In a health care decision giving hope to opponents of the federal birth-control coverage mandate, a federal appeals court ruled Thursday that Hobby Lobby stores won't have to start paying millions of dollars in fines next week for not complying with the requirement.
The 10th Circuit Court of Appeals in Denver decided the Oklahoma City-based arts and crafts chain can proceed with its case and won't be subject to fines in the meantime.
The reprieve gives Hobby Lobby Stores Inc. more time to argue in a lower court that for-profit businesses -- not just currently exempted religious groups -- should be allowed to seek an exception if the law violates their religious beliefs. The company had sued to overturn the mandate on grounds that it violates the faith of founder and CEO David Green and his family.
The appeals court remanded the case for more argument, but the judges indicated Hobby Lobby had a reasonable chance of success.
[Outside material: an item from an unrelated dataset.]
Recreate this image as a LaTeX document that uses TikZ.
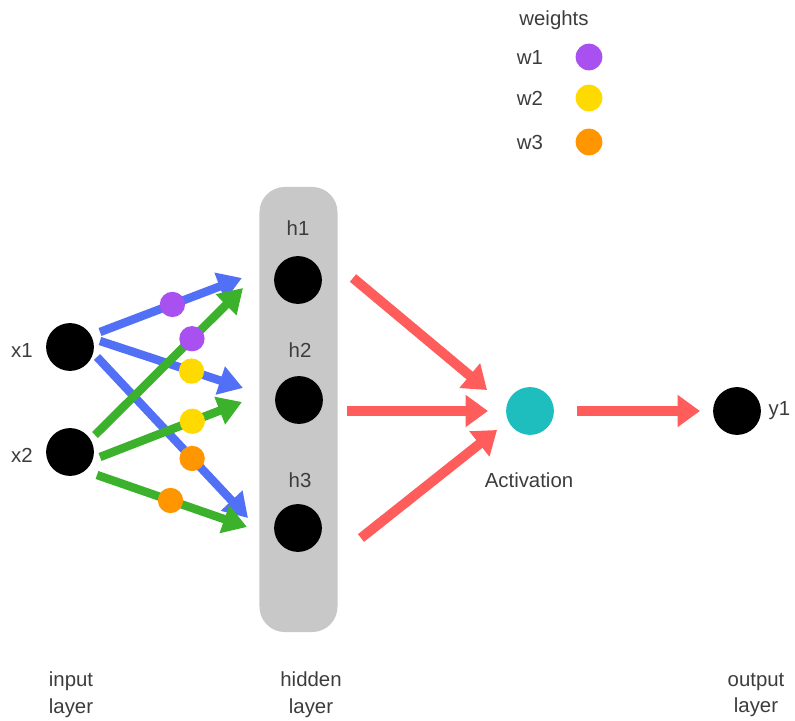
\documentclass[tikz,border=0pt]{standalone}
\usepackage{fontspec}
\setmainfont{Liberation Sans}
\usetikzlibrary{arrows.meta}

\definecolor{wblue}{RGB}{82,112,245}
\definecolor{wgreen}{RGB}{60,178,44}
\definecolor{wred}{RGB}{255,92,92}
\definecolor{wpurple}{RGB}{168,80,240}
\definecolor{wyellow}{RGB}{255,218,0}
\definecolor{worange}{RGB}{255,150,0}
\definecolor{wteal}{RGB}{30,190,190}
\definecolor{boxgray}{RGB}{200,200,200}
\definecolor{txtgray}{RGB}{60,60,60}

\begin{document}
\begin{tikzpicture}[x=0.025cm,y=-0.025cm,
  neuron/.style={circle,fill=black,minimum size=34pt,inner sep=0pt},
  wdot/.style={circle,minimum size=18pt,inner sep=0pt},
  lbl/.style={text=txtgray,font=\fontsize{14.5}{19}\selectfont,align=center},
  inarrow/.style={line width=6pt,-{Triangle[length=17pt,width=20pt]}},
  outarrow/.style={line width=7pt,wred,-{Triangle[length=16pt,width=22pt]}}]
\useasboundingbox (0,0) rectangle (795,721);

% hidden layer box
\node[fill=boxgray,rounded corners=18pt,minimum width=55.5pt,minimum height=316.5pt] (hbox) at (298.5,409.5) {};

% neurons
\node[neuron] (x1) at (70,347) {};
\node[neuron] (x2) at (70,452) {};
\node[neuron] (h1) at (298,280) {};
\node[neuron] (h2) at (299,400) {};
\node[neuron] (h3) at (298,528) {};
\node[neuron,fill=wteal] (act) at (530,411) {};
\node[neuron] (y1) at (737,411) {};

% neuron labels
\node[lbl] (x1l) at (22,350) {x1};
\node[lbl] (x2l) at (22,455) {x2};
\node[lbl] (h1l) at (298,228) {h1};
\node[lbl] (h2l) at (300,350) {h2};
\node[lbl] (h3l) at (300,480) {h3};
\node[lbl] (actl) at (529,480) {Activation};
\node[lbl,anchor=west,inner sep=1pt] (y1l) at (767,411) {y1};

% input to hidden, blue from x1
\draw[inarrow,wblue] ([shift={(30,-15)}]x1.center) -- ([shift={(-56,-2)}]h1.center)
  node[wdot,fill=wpurple,pos=0.51] (d11) {};
\draw[inarrow,wblue] ([shift={(30,-6)}]x1.center) -- ([shift={(-56,-12)}]h2.center)
  node[wdot,fill=wyellow,pos=0.64] (d12) {};
\draw[inarrow,wblue] ([shift={(27,10)}]x1.center) -- ([shift={(-50,-10)}]h3.center)
  node[wdot,fill=worange,pos=0.63] (d13) {};

% input to hidden, green from x2
\draw[inarrow,wgreen] ([shift={(25,-17)}]x2.center) -- ([shift={(-55,8)}]h1.center)
  node[wdot,fill=wpurple,pos=0.655] (d21) {};
\draw[inarrow,wgreen] ([shift={(30,5)}]x2.center) -- ([shift={(-57,2)}]h2.center)
  node[wdot,fill=wyellow,pos=0.65] (d22) {};
\draw[inarrow,wgreen] ([shift={(27,23)}]x2.center) -- ([shift={(-51,-1)}]h3.center)
  node[wdot,fill=worange,pos=0.49] (d23) {};

% hidden to activation to output
\draw[outarrow] ([shift={(55,-2)}]h1.center) -- ([shift={(-43,-21)}]act.center);
\draw[outarrow] ([shift={(48,11)}]h2.center) -- ([shift={(-42,0)}]act.center);
\draw[outarrow] ([shift={(63,10)}]h3.center) -- ([shift={(-33,19)}]act.center);
\draw[outarrow] ([shift={(47,0)}]act.center) -- ([shift={(-37,0)}]y1.center);

% legend
\node[lbl] (wtitle) at (554,20) {weights};
\node[lbl] (w1l) at (530,57) {w1};
\node[lbl] (w2l) at (530,98) {w2};
\node[lbl] (w3l) at (530,142) {w3};
\node[wdot,minimum size=19pt,fill=wpurple] (w1d) at (589,57) {};
\node[wdot,minimum size=19pt,fill=wyellow] (w2d) at (589,98) {};
\node[wdot,minimum size=19pt,fill=worange] (w3d) at (589,142) {};

% layer names
\node[lbl] (inl) at (71,695) {input\\layer};
\node[lbl] (hidl) at (311,695) {hidden\\layer};
\node[lbl] (outl) at (756,695) {output\\layer};

\end{tikzpicture}
\end{document}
"Sincerely religious persons could find a connection between the exercise of religion and the pursuit of profit," the judges wrote. "Would an incorporated kosher butcher really have no claim to challenge a regulation mandating non-kosher butchering practices?"
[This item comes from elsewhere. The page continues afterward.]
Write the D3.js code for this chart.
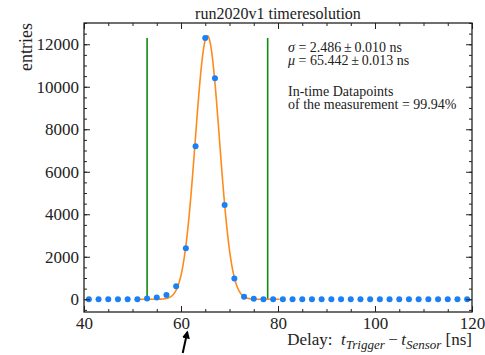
<!DOCTYPE html>
<html>
<head>
<meta charset="utf-8">
<script src="https://cdn.jsdelivr.net/npm/d3@7"></script>
<style>
  body { margin: 0; background: #fff; }
  svg { font-family: 'Liberation Serif', 'DejaVu Serif', serif; }
</style>
</head>
<body>
<div id="chart"></div>
<script>
// Measured delay bins [ns] and entries per bin
const delays = [41, 43, 45, 47, 49, 51, 53, 55, 57, 59, 61, 63, 65, 67, 69, 71, 73, 75, 77, 79,
                81, 83, 85, 87, 89, 91, 93, 95, 97, 99, 101, 103, 105, 107, 109, 111, 113, 115, 117, 119];
const entries = [0, 0, 0, 0, 0, 5, 30, 80, 200, 610, 2400, 7200, 12300, 10400, 4430, 980, 120, 20, 5, 0,
                 0, 0, 0, 0, 0, 0, 0, 0, 0, 0, 0, 0, 0, 0, 0, 0, 0, 0, 0, 0];

// Gaussian fit parameters (from the legend), amplitude
const fitSigma = 2.486;
const fitMu = 65.442;
const fitAmp = 12400;

// In-time window (green lines)
const windowEdges = [53.01, 77.87];
const windowTop = 12300;

const xTicks = [40, 60, 80, 100, 120];
const yTicks = [0, 2000, 4000, 6000, 8000, 10000, 12000];

const W = 485, H = 355;
const m = { left: 84, right: 13, top: 23, bottom: 43 };
const pw = W - m.left - m.right, ph = H - m.top - m.bottom;

const svg = d3.select('#chart').append('svg')
  .attr('width', W).attr('height', H);

const x = d3.scaleLinear().domain([40, 120]).range([m.left, m.left + pw]);
const y = d3.scaleLinear().domain([-600, 13000]).range([m.top + ph, m.top]);

const plot = svg.append('g');

// Green in-time window lines
plot.selectAll('.win')
  .data(windowEdges)
  .enter().append('line')
  .attr('x1', d => x(d)).attr('x2', d => x(d))
  .attr('y1', y(0)).attr('y2', y(windowTop))
  .attr('stroke', '#138a13').attr('stroke-width', 1.6);

// Fit curve
const fitX = d3.range(fitMu - 6 * fitSigma, fitMu + 6 * fitSigma, 0.05);
const gauss = t => fitAmp * Math.exp(-((t - fitMu) ** 2) / (2 * fitSigma * fitSigma));
plot.append('path')
  .datum(fitX)
  .attr('d', d3.line().x(d => x(d)).y(d => y(gauss(d))))
  .attr('fill', 'none')
  .attr('stroke', '#ff8a1c')
  .attr('stroke-width', 1.6);

// Data points
plot.selectAll('.pt')
  .data(delays.map((d, i) => ({ d, v: entries[i] })))
  .enter().append('circle')
  .attr('cx', p => x(p.d)).attr('cy', p => y(p.v))
  .attr('r', 3)
  .attr('fill', '#1a80f5');

// Axes with inward ticks on all four sides
const xMinor = d3.range(40, 121, 5);
const yMinor = d3.range(-500, 13001, 500);
const noLabel = () => '';

function addAxis(gen, tx, ty) {
  const g = svg.append('g').attr('transform', `translate(${tx},${ty})`).call(gen);
  g.select('.domain').remove();
  g.selectAll('line').attr('stroke', '#222').attr('stroke-width', 1);
  g.selectAll('text').attr('font-family', 'Liberation Serif, serif').attr('font-size', 17).attr('fill', '#222');
  return g;
}

const bottomY = m.top + ph;
addAxis(d3.axisBottom(x).tickValues(xMinor).tickSize(-3).tickFormat(noLabel), 0, bottomY);
addAxis(d3.axisBottom(x).tickValues(xTicks).tickSize(-6).tickPadding(5).tickFormat(d3.format('d')), 0, bottomY);
addAxis(d3.axisTop(x).tickValues(xMinor).tickSize(-3).tickFormat(noLabel), 0, m.top);
addAxis(d3.axisTop(x).tickValues(xTicks).tickSize(-6).tickFormat(noLabel), 0, m.top);

addAxis(d3.axisLeft(y).tickValues(yMinor).tickSize(-3).tickFormat(noLabel), m.left, 0);
addAxis(d3.axisLeft(y).tickValues(yTicks).tickSize(-6).tickPadding(5).tickFormat(d3.format('d')), m.left, 0);
addAxis(d3.axisRight(y).tickValues(yMinor).tickSize(-3).tickFormat(noLabel), m.left + pw, 0);
addAxis(d3.axisRight(y).tickValues(yTicks).tickSize(-6).tickFormat(noLabel), m.left + pw, 0);

// Frame
svg.append('rect')
  .attr('x', m.left).attr('y', m.top).attr('width', pw).attr('height', ph)
  .attr('fill', 'none').attr('stroke', '#222').attr('stroke-width', 1.3);

// Title
svg.append('text')
  .attr('x', m.left + pw / 2).attr('y', 19)
  .attr('text-anchor', 'middle').attr('font-size', 16).attr('fill', '#222')
  .text('run2020v1 timeresolution');

// Y label
svg.append('text')
  .attr('transform', `translate(32,${m.top}) rotate(-90)`)
  .attr('text-anchor', 'end').attr('font-size', 18).attr('fill', '#222')
  .text('entries');

// X label
const xl = svg.append('text')
  .attr('x', m.left + pw).attr('y', 345)
  .attr('text-anchor', 'end').attr('font-size', 17).attr('fill', '#222')
  .style('white-space', 'pre');
xl.append('tspan').text('Delay:  ');
xl.append('tspan').attr('font-style', 'italic').text('t');
xl.append('tspan').attr('font-style', 'italic').attr('font-size', 13).attr('dy', 4).text('Trigger');
xl.append('tspan').attr('dy', -4).text('\u2009\u2212\u2009');
xl.append('tspan').attr('font-style', 'italic').text('t');
xl.append('tspan').attr('font-style', 'italic').attr('font-size', 13).attr('dy', 4).text('Sensor');
xl.append('tspan').attr('dy', -4).text(' [ns]');

// Fit result text (one text block, one tspan per line)
const tx = 288;
const info = svg.append('text').attr('font-size', 14).attr('fill', '#222')
  .attr('x', tx).attr('y', 52);
info.append('tspan').attr('x', tx).attr('y', 52).attr('font-style', 'italic').text('\u03c3');
info.append('tspan').text(' = 2.486\u2009\u00b1\u20090.010 ns');
info.append('tspan').attr('x', tx).attr('y', 64.5).attr('font-style', 'italic').text('\u03bc');
info.append('tspan').text(' = 65.442\u2009\u00b1\u20090.013 ns');
info.append('tspan').attr('x', tx).attr('y', 96).text('In-time Datapoints');
info.append('tspan').attr('x', tx).attr('y', 108.5).text('of the measurement = 99.94%');

// Annotation arrow under the x axis
const arrowTail = [60.35, 353];
const arrowTip = [61.3, 332];
svg.append('defs').append('marker')
  .attr('id', 'ah').attr('viewBox', '0 0 10 10').attr('refX', 8).attr('refY', 5)
  .attr('markerWidth', 4).attr('markerHeight', 5).attr('orient', 'auto')
  .append('path').attr('d', 'M0,0 L10,5 L0,10 Z').attr('fill', '#000');
svg.append('line')
  .attr('x1', x(arrowTail[0])).attr('y1', arrowTail[1])
  .attr('x2', x(arrowTip[0])).attr('y2', arrowTip[1])
  .attr('stroke', '#000').attr('stroke-width', 2)
  .attr('marker-end', 'url(#ah)');
</script>
</body>
</html>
More than 30 businesses in several states have challenged the contraception mandate. Hobby Lobby and a sister store -- Christian booksellers Mardel Inc. -- won expedited federal review because the chain would have faced fines Monday for not covering the required forms of contraception.
The U.S. Department of Justice has argued that allowing for-profit corporations to exempt themselves from requirements that violate their religious beliefs would be in effect allowing the business to impose its religious beliefs on employees.
Lawyers for the Green family called the ruling a "resounding victory for religious freedom."
The Greens "run their business according to their Christian beliefs," said Emily Hardman, spokeswoman for the Washington-based Becket Fund for Religious Liberty, which represents Hobby Lobby.
Americans United for Separation of Church and State said the judges were wrong to say Hobby Lobby had a case.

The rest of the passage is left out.